Omit all images, then return the remaining material exactly as it stands.

/---

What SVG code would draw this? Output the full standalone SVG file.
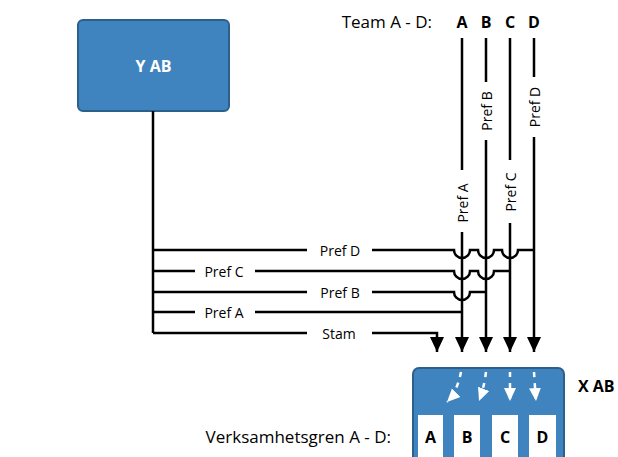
<svg xmlns="http://www.w3.org/2000/svg" width="618" height="457" viewBox="0 0 618 457">
  <style>
    .box { fill: #3f84bf; stroke: #2b5f8c; stroke-width: 2; }
    .wire { fill: none; stroke: #000; stroke-width: 2.5; }
    .flow { fill: none; stroke: #fff; stroke-width: 2.5; stroke-dasharray: 5 6; }
    .lbl { font-family: "Open Sans", "Noto Sans", sans-serif; font-size: 14px; fill: #000; }
    .big { font-family: "Open Sans", "Noto Sans", sans-serif; font-size: 17px; fill: #000; }
    .bold { font-family: "Open Sans", "Noto Sans", sans-serif; font-size: 16px; font-weight: bold; }
    .slot { fill: #fff; }
  </style>
  <defs>
    <marker id="head" markerUnits="userSpaceOnUse" markerWidth="16" markerHeight="16" viewBox="0 0 16 16" refX="15" refY="8" orient="auto">
      <path d="M0,1 L15,8 L0,15 Z" fill="#000"/>
    </marker>
    <marker id="whead" markerUnits="userSpaceOnUse" markerWidth="14" markerHeight="14" viewBox="0 0 14 14" refX="13" refY="7" orient="auto">
      <path d="M0,1 L13,7 L0,13 Z" fill="#fff"/>
    </marker>
  </defs>

  <!-- Y AB -->
  <g id="y-ab">
    <rect class="box" x="78" y="20" width="151" height="91" rx="5"/>
    <text class="bold" x="153.5" y="72" text-anchor="middle" fill="#fff">Y AB</text>
  </g>

  <!-- X AB with its branches -->
  <g id="x-ab">
    <rect class="box" x="413" y="368" width="151" height="100" rx="6"/>
    <text class="bold" x="578" y="392" fill="#000">X AB</text>
  </g>
  <g id="branch-a">
    <rect class="slot" x="418" y="415" width="25" height="50"/>
    <text class="bold" x="430.5" y="443" text-anchor="middle" fill="#000">A</text>
  </g>
  <g id="branch-b">
    <rect class="slot" x="454" y="415" width="26" height="50"/>
    <text class="bold" x="467" y="443" text-anchor="middle" fill="#000">B</text>
  </g>
  <g id="branch-c">
    <rect class="slot" x="492" y="415" width="26" height="50"/>
    <text class="bold" x="505" y="443" text-anchor="middle" fill="#000">C</text>
  </g>
  <g id="branch-d">
    <rect class="slot" x="529" y="415" width="27" height="50"/>
    <text class="bold" x="542.5" y="443" text-anchor="middle" fill="#000">D</text>
  </g>

  <!-- Headings -->
  <g id="team-header">
    <text class="big" x="432" y="28" text-anchor="end">Team A - D:</text>
    <text class="bold" x="462" y="28" text-anchor="middle" font-size="17" fill="#000">A</text>
    <text class="bold" x="486" y="28" text-anchor="middle" font-size="17" fill="#000">B</text>
    <text class="bold" x="510" y="28" text-anchor="middle" font-size="17" fill="#000">C</text>
    <text class="bold" x="534" y="28" text-anchor="middle" font-size="17" fill="#000">D</text>
  </g>
  <g id="branch-header">
    <text class="big" x="391" y="443" text-anchor="end">Verksamhetsgren A - D:</text>
  </g>

  <!-- Connectors -->
  <g id="connectors">
    <!-- trunk from Y AB -->
    <path class="wire" d="M153,111 V333"/>

    <!-- Pref D -->
    <path class="wire" d="M153,250 H307 M372,250 H454 a8,8 0 0 0 16,0 H478 a8,8 0 0 0 16,0 H502 a8,8 0 0 0 16,0 H535"/>
    <text class="lbl" x="340" y="250" text-anchor="middle" dominant-baseline="central">Pref D</text>
    <!-- Pref C -->
    <path class="wire" d="M153,271 H195 M255,271 H454 a8,8 0 0 0 16,0 H478 a8,8 0 0 0 16,0 H511"/>
    <text class="lbl" x="224" y="271" text-anchor="middle" dominant-baseline="central">Pref C</text>
    <!-- Pref B -->
    <path class="wire" d="M153,292 H307 M372,292 H454 a8,8 0 0 0 16,0 H487"/>
    <text class="lbl" x="340" y="292" text-anchor="middle" dominant-baseline="central">Pref B</text>
    <!-- Pref A -->
    <path class="wire" d="M153,312 H195 M255,312 H463"/>
    <text class="lbl" x="224" y="312" text-anchor="middle" dominant-baseline="central">Pref A</text>
    <!-- Stam -->
    <path class="wire" d="M153,333 H307 M372,333 H437 V352" marker-end="url(#head)"/>
    <text class="lbl" x="339" y="333" text-anchor="middle" dominant-baseline="central">Stam</text>

    <!-- Team lines -->
    <path class="wire" d="M462,38 V170 M462,232 V352" marker-end="url(#head)"/>
    <text class="lbl" transform="translate(462,203) rotate(-90)" text-anchor="middle" dominant-baseline="central">Pref A</text>
    <path class="wire" d="M486,38 V82 M486,140 V352" marker-end="url(#head)"/>
    <text class="lbl" transform="translate(486,111) rotate(-90)" text-anchor="middle" dominant-baseline="central">Pref B</text>
    <path class="wire" d="M510,38 V160 M510,223 V352" marker-end="url(#head)"/>
    <text class="lbl" transform="translate(510,192) rotate(-90)" text-anchor="middle" dominant-baseline="central">Pref C</text>
    <path class="wire" d="M534,38 V77 M534,137 V352" marker-end="url(#head)"/>
    <text class="lbl" transform="translate(534,107) rotate(-90)" text-anchor="middle" dominant-baseline="central">Pref D</text>

    <!-- flows inside X AB -->
    <path class="flow" d="M461,372 Q457,392 447,402" marker-end="url(#whead)"/>
    <path class="flow" d="M486,372 Q484,388 479,401" marker-end="url(#whead)"/>
    <path class="flow" d="M510,372 V401" marker-end="url(#whead)"/>
    <path class="flow" d="M534,372 Q535,388 536,401" marker-end="url(#whead)"/>
  </g>
</svg>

\---

THE ANSWER:
What SVG code would draw this? Output the full standalone SVG file.
<svg xmlns="http://www.w3.org/2000/svg" width="618" height="457" viewBox="0 0 618 457">
  <style>
    .box { fill: #3f84bf; stroke: #2b5f8c; stroke-width: 2; }
    .wire { fill: none; stroke: #000; stroke-width: 2.5; }
    .flow { fill: none; stroke: #fff; stroke-width: 2.5; stroke-dasharray: 5 6; }
    .lbl { font-family: "Open Sans", "Noto Sans", sans-serif; font-size: 14px; fill: #000; }
    .big { font-family: "Open Sans", "Noto Sans", sans-serif; font-size: 17px; fill: #000; }
    .bold { font-family: "Open Sans", "Noto Sans", sans-serif; font-size: 16px; font-weight: bold; }
    .slot { fill: #fff; }
  </style>
  <defs>
    <marker id="head" markerUnits="userSpaceOnUse" markerWidth="16" markerHeight="16" viewBox="0 0 16 16" refX="15" refY="8" orient="auto">
      <path d="M0,1 L15,8 L0,15 Z" fill="#000"/>
    </marker>
    <marker id="whead" markerUnits="userSpaceOnUse" markerWidth="14" markerHeight="14" viewBox="0 0 14 14" refX="13" refY="7" orient="auto">
      <path d="M0,1 L13,7 L0,13 Z" fill="#fff"/>
    </marker>
  </defs>

  <!-- Y AB -->
  <g id="y-ab">
    <rect class="box" x="78" y="20" width="151" height="91" rx="5"/>
    <text class="bold" x="153.5" y="72" text-anchor="middle" fill="#fff">Y AB</text>
  </g>

  <!-- X AB with its branches -->
  <g id="x-ab">
    <rect class="box" x="413" y="368" width="151" height="100" rx="6"/>
    <text class="bold" x="578" y="392" fill="#000">X AB</text>
  </g>
  <g id="branch-a">
    <rect class="slot" x="418" y="415" width="25" height="50"/>
    <text class="bold" x="430.5" y="443" text-anchor="middle" fill="#000">A</text>
  </g>
  <g id="branch-b">
    <rect class="slot" x="454" y="415" width="26" height="50"/>
    <text class="bold" x="467" y="443" text-anchor="middle" fill="#000">B</text>
  </g>
  <g id="branch-c">
    <rect class="slot" x="492" y="415" width="26" height="50"/>
    <text class="bold" x="505" y="443" text-anchor="middle" fill="#000">C</text>
  </g>
  <g id="branch-d">
    <rect class="slot" x="529" y="415" width="27" height="50"/>
    <text class="bold" x="542.5" y="443" text-anchor="middle" fill="#000">D</text>
  </g>

  <!-- Headings -->
  <g id="team-header">
    <text class="big" x="432" y="28" text-anchor="end">Team A - D:</text>
    <text class="bold" x="462" y="28" text-anchor="middle" font-size="17" fill="#000">A</text>
    <text class="bold" x="486" y="28" text-anchor="middle" font-size="17" fill="#000">B</text>
    <text class="bold" x="510" y="28" text-anchor="middle" font-size="17" fill="#000">C</text>
    <text class="bold" x="534" y="28" text-anchor="middle" font-size="17" fill="#000">D</text>
  </g>
  <g id="branch-header">
    <text class="big" x="391" y="443" text-anchor="end">Verksamhetsgren A - D:</text>
  </g>

  <!-- Connectors -->
  <g id="connectors">
    <!-- trunk from Y AB -->
    <path class="wire" d="M153,111 V333"/>

    <!-- Pref D -->
    <path class="wire" d="M153,250 H307 M372,250 H454 a8,8 0 0 0 16,0 H478 a8,8 0 0 0 16,0 H502 a8,8 0 0 0 16,0 H535"/>
    <text class="lbl" x="340" y="250" text-anchor="middle" dominant-baseline="central">Pref D</text>
    <!-- Pref C -->
    <path class="wire" d="M153,271 H195 M255,271 H454 a8,8 0 0 0 16,0 H478 a8,8 0 0 0 16,0 H511"/>
    <text class="lbl" x="224" y="271" text-anchor="middle" dominant-baseline="central">Pref C</text>
    <!-- Pref B -->
    <path class="wire" d="M153,292 H307 M372,292 H454 a8,8 0 0 0 16,0 H487"/>
    <text class="lbl" x="340" y="292" text-anchor="middle" dominant-baseline="central">Pref B</text>
    <!-- Pref A -->
    <path class="wire" d="M153,312 H195 M255,312 H463"/>
    <text class="lbl" x="224" y="312" text-anchor="middle" dominant-baseline="central">Pref A</text>
    <!-- Stam -->
    <path class="wire" d="M153,333 H307 M372,333 H437 V352" marker-end="url(#head)"/>
    <text class="lbl" x="339" y="333" text-anchor="middle" dominant-baseline="central">Stam</text>

    <!-- Team lines -->
    <path class="wire" d="M462,38 V170 M462,232 V352" marker-end="url(#head)"/>
    <text class="lbl" transform="translate(462,203) rotate(-90)" text-anchor="middle" dominant-baseline="central">Pref A</text>
    <path class="wire" d="M486,38 V82 M486,140 V352" marker-end="url(#head)"/>
    <text class="lbl" transform="translate(486,111) rotate(-90)" text-anchor="middle" dominant-baseline="central">Pref B</text>
    <path class="wire" d="M510,38 V160 M510,223 V352" marker-end="url(#head)"/>
    <text class="lbl" transform="translate(510,192) rotate(-90)" text-anchor="middle" dominant-baseline="central">Pref C</text>
    <path class="wire" d="M534,38 V77 M534,137 V352" marker-end="url(#head)"/>
    <text class="lbl" transform="translate(534,107) rotate(-90)" text-anchor="middle" dominant-baseline="central">Pref D</text>

    <!-- flows inside X AB -->
    <path class="flow" d="M461,372 Q457,392 447,402" marker-end="url(#whead)"/>
    <path class="flow" d="M486,372 Q484,388 479,401" marker-end="url(#whead)"/>
    <path class="flow" d="M510,372 V401" marker-end="url(#whead)"/>
    <path class="flow" d="M534,372 Q535,388 536,401" marker-end="url(#whead)"/>
  </g>
</svg>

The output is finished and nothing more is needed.